Eugênia, eu, particularmente, gosto de, em família, sentar-me para assistir aos desfiles das escolas de samba do Sudeste brasileiro. Um verdadeiro espetáculo artístico. Sinceramente, não sinto apelos negativos quando os assisto, tanto é que faço questão de fazê-lo em família. Inclusive, sinto delicioso saudosismo, quando me confio a este culto, lembrando-me de entes queridos que, em décadas passadas, participavam conosco deste momento de elã familiar. O que você diria a mim sobre isso e a todos que compartilham comigo desta prática bem brasileira?
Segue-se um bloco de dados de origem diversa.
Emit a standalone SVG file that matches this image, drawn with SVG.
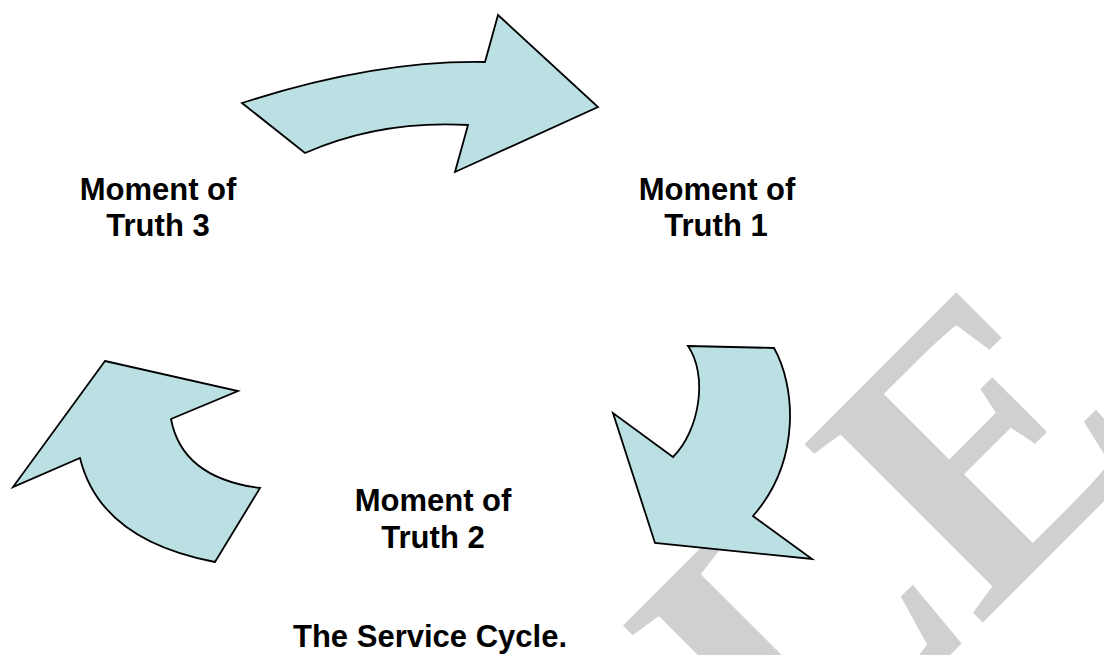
<svg xmlns="http://www.w3.org/2000/svg" width="1104" height="655" viewBox="0 0 1104 655">
  <style>
    .arrow { fill: #bbe0e3; stroke: #000; stroke-width: 1.8; stroke-linejoin: miter; }
    .label { font-family: "Liberation Sans", Arial, sans-serif; font-weight: bold; font-size: 31px; fill: #000; text-anchor: middle; }
    .mark { font-family: "Liberation Serif", "Times New Roman", serif; font-weight: bold; font-size: 385px; fill: #d0d0d0; text-anchor: end; }
  </style>
  <rect width="1104" height="655" fill="#fff"/>

  <!-- background watermark, rotated 45 degrees -->
  <g id="watermark" transform="rotate(-45)">
    <text class="mark" x="505" y="1135">SAMPLE</text>
  </g>

  <!-- curved arrows of the cycle -->
  <g id="connectors">
    <path id="arrow-top" class="arrow" d="M242,103 Q375,60 485,62 L498,15 L598,107 L455,172 L468,125 Q380,120 305,153 Z"/>
    <path id="arrow-right" class="arrow" d="M688,346 L774,348 C795,385 802,460 753,516 L812,559 L655,543 L613,413 L673,457 C700,430 708,375 688,346 Z"/>
    <path id="arrow-left" class="arrow" d="M105,361 L238,391 L171,419 Q182,478 260,488 L215,562 Q100,540 80,458 L13,487 Z"/>
  </g>

  <g id="moment-1">
    <text class="label" x="717" y="200">Moment of</text>
    <text class="label" x="716" y="236">Truth 1</text>
  </g>
  <g id="moment-2">
    <text class="label" x="433" y="511">Moment of</text>
    <text class="label" x="433" y="548">Truth 2</text>
  </g>
  <g id="moment-3">
    <text class="label" x="158" y="200">Moment of</text>
    <text class="label" x="158" y="236">Truth 3</text>
  </g>
  <g id="title">
    <text class="label" x="430" y="647">The Service Cycle.</text>
  </g>
</svg>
Que não há nada demais em apreciar a arte – muito pelo contrário, pois que denota sensibilidade e gosto apurado. Um corpo despido, por exemplo, e coberto de penachos multicolores, dançando ao som da percussão alegre, peculiar à musicalidade brasileira, pode constituir magistral imagem de escultura viva, entre cores, luzes e som… uma imagem feérica…

Exatamente!… É assim que vejo!

A questão, porém, é saber se a jovem que desfila desnuda para milhares de expectadores pessoalmente e para milhões pela televisão fá-lo por ideal à arte ou por baixas intenções de volúpia sexual, no que me esquivo comentar mais minuciosa e profundamente. Portanto, o show invulgar e sem precedentes das escolas de samba do Rio de Janeiro e de São Paulo, algo sem paralelos no mundo inteiro e mesmo na história da humanidade, é, sem dúvida, uma maravilhosa obra da estesia humana, e pode ser apreciada com o mesmo olhar sofisticado com que se assiste a uma peça de bom nível na Broadway, em Nova York. Entrementes, para aqueles que por lá estão, no centro do burburinho, dos entrechoques energéticos e das voragens dos sentidos e das ilusões mais perigosas para o espírito, temos apenas que lamentar. São, involuntariamente, mártires do belo, sem, todavia, tragicamente, terem merecimentos diretos por isso, já que, amiúde, subalternas motivações de vaidade física ou grotescamente sensuais ocultam-se (muito mal) por detrás das aparências de cultura e arte. Sobre isso, aplicando aqui, grosseiramente, o pensamento de Jesus, afirmaríamos: “É necessário que haja o escândalo, mas ai daquele por quem vem o escândalo.”

Algo mais deseja dizer a respeito, Eugênia?

Não. Muito satisfeita.

(Texto recebido em 6 de fevereiro de 2005.)

(*1) e (*2) Eugênia faz alusão a figurações lingüísticas que eu mesmo uso em público quando abordo a temática, para dar um tom mais didático ao tema complexo.

(*3) Como enormes falanges de obsessores e vampiros de energia (desencarnados e encarnados) estão ocupadas com aqueles que se entregam aos desvarios da “carne” (por sinal as palavras “carne” e “carnaval” são vocábulos cognatos), e por aqueles mais dados a excessos dos instintos se deslocarem para esses grandes conglomerados humanos de “enlouquecidos”, nos dizeres de Eugênia, as demais parcelas das comunidades humanas ficam mais livres para pensar, com menos influências primitivas ou viciosas. Ou seja: enquanto muitos se desequilibram, prestam, involuntariamente, um favor a nós outros, que nos devotamos à busca do espírito: deixam-nos as psicosferas mais tranqüilas e abertas ao livre intercurso com a Espiritualidade Superior. Em cidades-refúgio como Aracaju, onde estamos, em que até uma lei municipal proíbe o uso de “carros de som”, no período carnavalesco, o clima é de paz, aconchego familiar e muita introspecção. O silêncio, no sentido físico, favorecendo o silêncio na acepção profunda do retorno ao mundo interior.